▸ Supplied information
○ ○ ○

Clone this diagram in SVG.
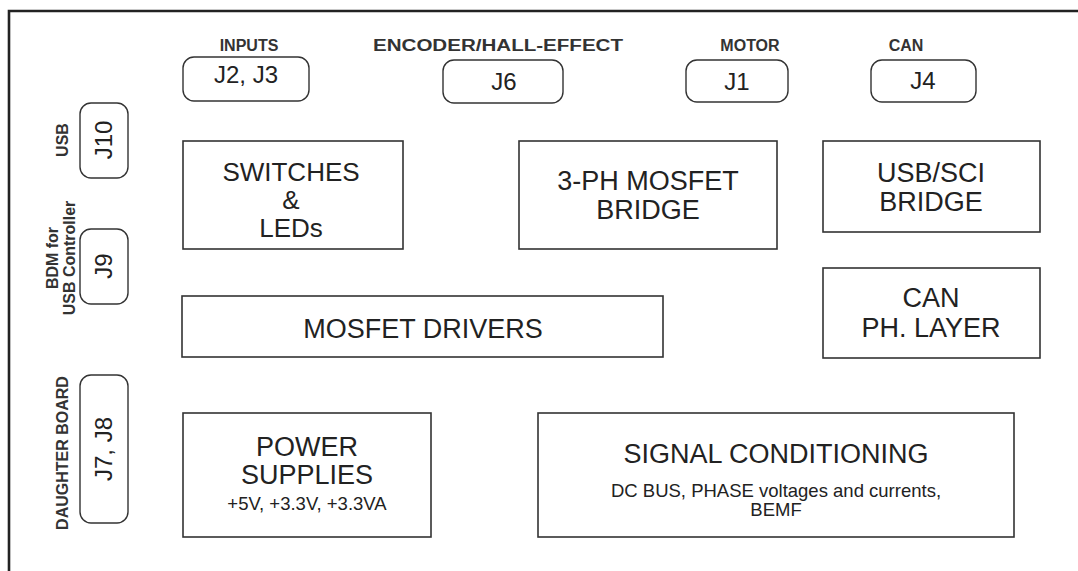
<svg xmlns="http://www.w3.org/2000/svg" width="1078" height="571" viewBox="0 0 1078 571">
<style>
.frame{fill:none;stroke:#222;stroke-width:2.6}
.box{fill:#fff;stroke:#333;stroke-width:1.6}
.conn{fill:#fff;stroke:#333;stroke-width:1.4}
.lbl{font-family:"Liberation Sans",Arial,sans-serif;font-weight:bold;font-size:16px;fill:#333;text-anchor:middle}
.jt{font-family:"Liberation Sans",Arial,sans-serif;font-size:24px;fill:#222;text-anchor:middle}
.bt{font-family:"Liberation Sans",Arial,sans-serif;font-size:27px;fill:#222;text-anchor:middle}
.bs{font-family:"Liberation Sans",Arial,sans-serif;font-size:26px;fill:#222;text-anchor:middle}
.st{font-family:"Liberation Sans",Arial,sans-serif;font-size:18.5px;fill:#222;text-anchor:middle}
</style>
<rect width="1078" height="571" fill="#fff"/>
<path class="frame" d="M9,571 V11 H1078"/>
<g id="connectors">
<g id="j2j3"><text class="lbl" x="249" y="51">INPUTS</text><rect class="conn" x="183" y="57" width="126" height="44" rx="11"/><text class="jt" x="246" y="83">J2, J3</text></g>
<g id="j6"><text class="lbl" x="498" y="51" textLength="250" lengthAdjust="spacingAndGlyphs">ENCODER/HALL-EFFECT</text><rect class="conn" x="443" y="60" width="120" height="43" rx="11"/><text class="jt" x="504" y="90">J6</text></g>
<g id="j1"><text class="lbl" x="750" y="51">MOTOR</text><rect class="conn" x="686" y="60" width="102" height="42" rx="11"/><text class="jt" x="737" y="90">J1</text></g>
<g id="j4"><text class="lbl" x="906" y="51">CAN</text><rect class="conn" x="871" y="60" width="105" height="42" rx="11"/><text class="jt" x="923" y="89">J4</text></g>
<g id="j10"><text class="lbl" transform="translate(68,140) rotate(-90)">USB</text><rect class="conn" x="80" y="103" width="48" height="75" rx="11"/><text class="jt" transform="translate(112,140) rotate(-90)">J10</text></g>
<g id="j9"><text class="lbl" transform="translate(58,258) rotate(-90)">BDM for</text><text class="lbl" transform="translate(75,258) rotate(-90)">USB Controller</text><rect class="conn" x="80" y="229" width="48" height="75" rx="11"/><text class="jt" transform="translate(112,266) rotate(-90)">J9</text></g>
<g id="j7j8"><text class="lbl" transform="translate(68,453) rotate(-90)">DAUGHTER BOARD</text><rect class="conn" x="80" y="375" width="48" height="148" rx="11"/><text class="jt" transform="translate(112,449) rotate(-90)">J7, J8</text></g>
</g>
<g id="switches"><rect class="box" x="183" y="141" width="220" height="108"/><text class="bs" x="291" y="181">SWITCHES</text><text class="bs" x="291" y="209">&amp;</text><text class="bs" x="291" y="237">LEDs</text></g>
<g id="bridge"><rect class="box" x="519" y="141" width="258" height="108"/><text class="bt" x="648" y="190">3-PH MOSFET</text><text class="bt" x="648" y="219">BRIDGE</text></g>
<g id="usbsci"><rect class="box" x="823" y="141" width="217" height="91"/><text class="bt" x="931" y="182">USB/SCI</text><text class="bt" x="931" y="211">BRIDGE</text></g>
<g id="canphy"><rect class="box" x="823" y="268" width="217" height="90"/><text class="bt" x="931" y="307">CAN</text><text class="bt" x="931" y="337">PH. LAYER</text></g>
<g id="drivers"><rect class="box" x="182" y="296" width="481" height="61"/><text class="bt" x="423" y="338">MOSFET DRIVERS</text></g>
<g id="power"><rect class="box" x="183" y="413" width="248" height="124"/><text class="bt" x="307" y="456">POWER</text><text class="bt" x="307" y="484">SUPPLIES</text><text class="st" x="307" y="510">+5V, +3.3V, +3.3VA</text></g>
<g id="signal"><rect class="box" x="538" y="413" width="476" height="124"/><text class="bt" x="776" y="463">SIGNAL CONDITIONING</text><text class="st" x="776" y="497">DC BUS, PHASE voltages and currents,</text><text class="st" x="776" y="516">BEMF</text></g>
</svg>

○ ○ ○

▸ What to work on
Print the complete listing exactly as it stands, without its pictures.

▸ Response
Clone this diagram in SVG.
<svg xmlns="http://www.w3.org/2000/svg" width="1078" height="571" viewBox="0 0 1078 571">
<style>
.frame{fill:none;stroke:#222;stroke-width:2.6}
.box{fill:#fff;stroke:#333;stroke-width:1.6}
.conn{fill:#fff;stroke:#333;stroke-width:1.4}
.lbl{font-family:"Liberation Sans",Arial,sans-serif;font-weight:bold;font-size:16px;fill:#333;text-anchor:middle}
.jt{font-family:"Liberation Sans",Arial,sans-serif;font-size:24px;fill:#222;text-anchor:middle}
.bt{font-family:"Liberation Sans",Arial,sans-serif;font-size:27px;fill:#222;text-anchor:middle}
.bs{font-family:"Liberation Sans",Arial,sans-serif;font-size:26px;fill:#222;text-anchor:middle}
.st{font-family:"Liberation Sans",Arial,sans-serif;font-size:18.5px;fill:#222;text-anchor:middle}
</style>
<rect width="1078" height="571" fill="#fff"/>
<path class="frame" d="M9,571 V11 H1078"/>
<g id="connectors">
<g id="j2j3"><text class="lbl" x="249" y="51">INPUTS</text><rect class="conn" x="183" y="57" width="126" height="44" rx="11"/><text class="jt" x="246" y="83">J2, J3</text></g>
<g id="j6"><text class="lbl" x="498" y="51" textLength="250" lengthAdjust="spacingAndGlyphs">ENCODER/HALL-EFFECT</text><rect class="conn" x="443" y="60" width="120" height="43" rx="11"/><text class="jt" x="504" y="90">J6</text></g>
<g id="j1"><text class="lbl" x="750" y="51">MOTOR</text><rect class="conn" x="686" y="60" width="102" height="42" rx="11"/><text class="jt" x="737" y="90">J1</text></g>
<g id="j4"><text class="lbl" x="906" y="51">CAN</text><rect class="conn" x="871" y="60" width="105" height="42" rx="11"/><text class="jt" x="923" y="89">J4</text></g>
<g id="j10"><text class="lbl" transform="translate(68,140) rotate(-90)">USB</text><rect class="conn" x="80" y="103" width="48" height="75" rx="11"/><text class="jt" transform="translate(112,140) rotate(-90)">J10</text></g>
<g id="j9"><text class="lbl" transform="translate(58,258) rotate(-90)">BDM for</text><text class="lbl" transform="translate(75,258) rotate(-90)">USB Controller</text><rect class="conn" x="80" y="229" width="48" height="75" rx="11"/><text class="jt" transform="translate(112,266) rotate(-90)">J9</text></g>
<g id="j7j8"><text class="lbl" transform="translate(68,453) rotate(-90)">DAUGHTER BOARD</text><rect class="conn" x="80" y="375" width="48" height="148" rx="11"/><text class="jt" transform="translate(112,449) rotate(-90)">J7, J8</text></g>
</g>
<g id="switches"><rect class="box" x="183" y="141" width="220" height="108"/><text class="bs" x="291" y="181">SWITCHES</text><text class="bs" x="291" y="209">&amp;</text><text class="bs" x="291" y="237">LEDs</text></g>
<g id="bridge"><rect class="box" x="519" y="141" width="258" height="108"/><text class="bt" x="648" y="190">3-PH MOSFET</text><text class="bt" x="648" y="219">BRIDGE</text></g>
<g id="usbsci"><rect class="box" x="823" y="141" width="217" height="91"/><text class="bt" x="931" y="182">USB/SCI</text><text class="bt" x="931" y="211">BRIDGE</text></g>
<g id="canphy"><rect class="box" x="823" y="268" width="217" height="90"/><text class="bt" x="931" y="307">CAN</text><text class="bt" x="931" y="337">PH. LAYER</text></g>
<g id="drivers"><rect class="box" x="182" y="296" width="481" height="61"/><text class="bt" x="423" y="338">MOSFET DRIVERS</text></g>
<g id="power"><rect class="box" x="183" y="413" width="248" height="124"/><text class="bt" x="307" y="456">POWER</text><text class="bt" x="307" y="484">SUPPLIES</text><text class="st" x="307" y="510">+5V, +3.3V, +3.3VA</text></g>
<g id="signal"><rect class="box" x="538" y="413" width="476" height="124"/><text class="bt" x="776" y="463">SIGNAL CONDITIONING</text><text class="st" x="776" y="497">DC BUS, PHASE voltages and currents,</text><text class="st" x="776" y="516">BEMF</text></g>
</svg>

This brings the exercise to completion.